Over time, Owen said, Arab dictators created “mirror states,” systems that mirrored their beliefs and served to reinforce their centrality and authority.
Gadhafi’s sons, for example, had an interest in keeping him calm to prevent him from ordering a dangerous attack, Owen said. Up until the day he was captured by rebels and killed, Gadhafi believed that his people loved him. Recently, Bashar al-Assad, who remains in power in Syria, claimed he has faced no real domestic opposition to his rule despite more than a year of unrest.
“It was not in their worldview that there could be real citizens, not just foreign agitators or Zionist agents or terrorists,” who would want them to step down, Owen said.

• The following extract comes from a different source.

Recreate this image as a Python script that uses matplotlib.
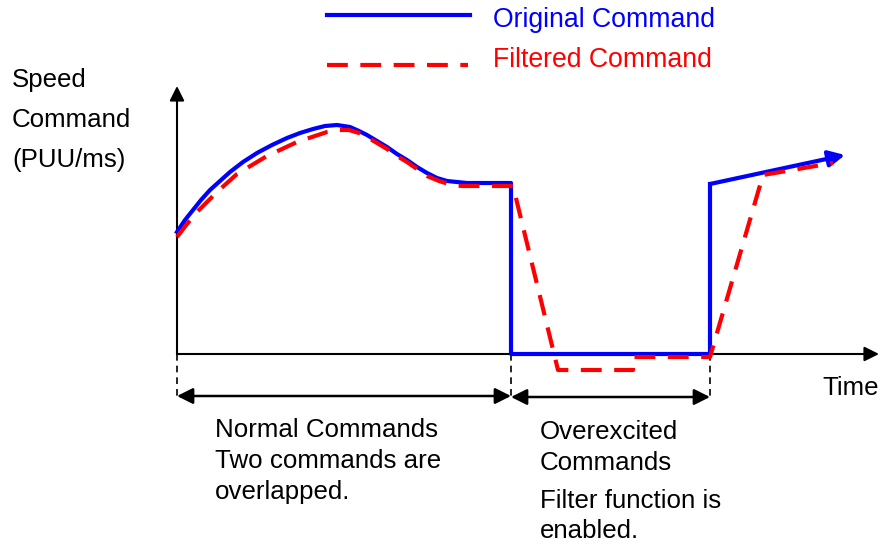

Even without protests spurred by widespread poverty, unemployment, and inequality, such presidents faced a natural deadline on their rule. Many have wrestled with the idea of succession, Owen said. But why would those countries allow their presidents to adopt the airs of a monarch — from grooming their sons for power to abandoning their modest presidential estates for sumptuous palaces?
“Everybody knows the rules of the game in a monarchy,” Owen said. “That’s probably one reason why the monarchs have survived as well as they have [in other parts of the Middle East]. I think monarchy is much easier to understand.”
Indeed, he said, the constitutional drafting process currently under way in some of the Arab nations is proving just how difficult it is to express the voice of the people without falling into chaos — or back into a pattern of heavy-handed rule. Even two centuries later, America’s example is hardly as enlightening as we’d like to believe, Owen said.
“How do you get to a stage where 25 white men produce a document that says, ‘We the people’?” he wondered. “There’s a trick involved in how we do that.”